Pop superstar Taylor Swift was celebrating Monday after winning a sexual assault lawsuit against a former radio DJ she accused of groping her.
A jury in Denver federal court deliberated for four hours before allowing her complaint that David Mueller had fondled her buttocks during a photo opportunity in 2013.
Swift was awarded the nominal $1 in damages she had asked for, capping an emotional day for the "Bad Blood" singer, who had broken down in tears during the closing arguments.
The 27-year-old diva issued a statement thanking the court and acknowledging her legal team for "fighting for me and anyone who feels silenced by a sexual assault."
"I acknowledge the privilege that I benefit from in life, in society and in my ability to shoulder the enormous cost of defending myself in a trial like this," she said.
"My hope is to help those whose voices should also be heard. Therefore, I will be making donations in the near future to multiple organizations that help sexual assault victims defend themselves."
The singer had turned away from the public gallery to wipe her eyes earlier in the day as Mueller's lawyer Gabriel McFarland questioned whether his client would have any reason to assault the star.
The singer's mother, Andrea Swift, also had tears in her eyes during the session as she handed her daughter tissues.
"I don't know what kind of person grabs or gropes a music superstar, but it's not that guy," McFarland told the court.
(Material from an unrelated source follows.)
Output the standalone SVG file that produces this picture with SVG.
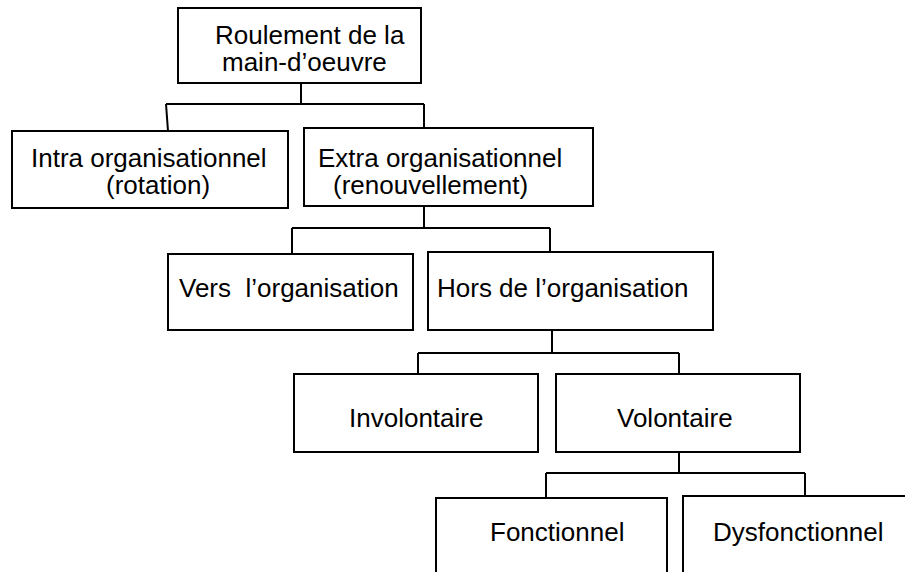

He repeatedly said the singer was wrong in her assertion that Mueller had stuck his hand under her skirt and "grabbed her bare ass cheek" during a meet-and-greet before Swift's gig at the Pepsi Center.
- 'No means no' -
Swift's aides complained to the DJ's radio station of the incident and he lost his job.
Mueller launched a $3 million lawsuit against Swift in 2015 for loss of earnings, arguing it was her allegations that had got him sacked, while the popstar counter-sued for sexual assault.
US District Judge William Martinez scaled back the case on Friday, ruling that there was no evidence for Mueller to be entitled to damages from Swift personally.
The six woman, two-man jury ruled Monday that Swift's mother and radio consultant Frank Bell weren't liable for damages either.
Doug Baldridge, Swift's attorney, had told the jury in his closing arguments that the sole issue to be determined was whether someone like Mueller should be allowed to humiliate or assault a woman.
"Should aggressors like Mr. Mueller be allowed to sue their victims?" Baldridge asked the jury.
The dollar in damages Swift sought "is of immeasurable value," Baldridge said, adding: "It says 'no means no.' It tells every woman that they will decide what happens to their bodies."
Baldridge told reporters outside the courthouse that the jury had "knuckled down and did the right thing."
"Something really big happened here today. It took someone as prominent as Taylor Swift to stand up and say no," he said.
"This really means something for the one in four women who are victims of sexual assault."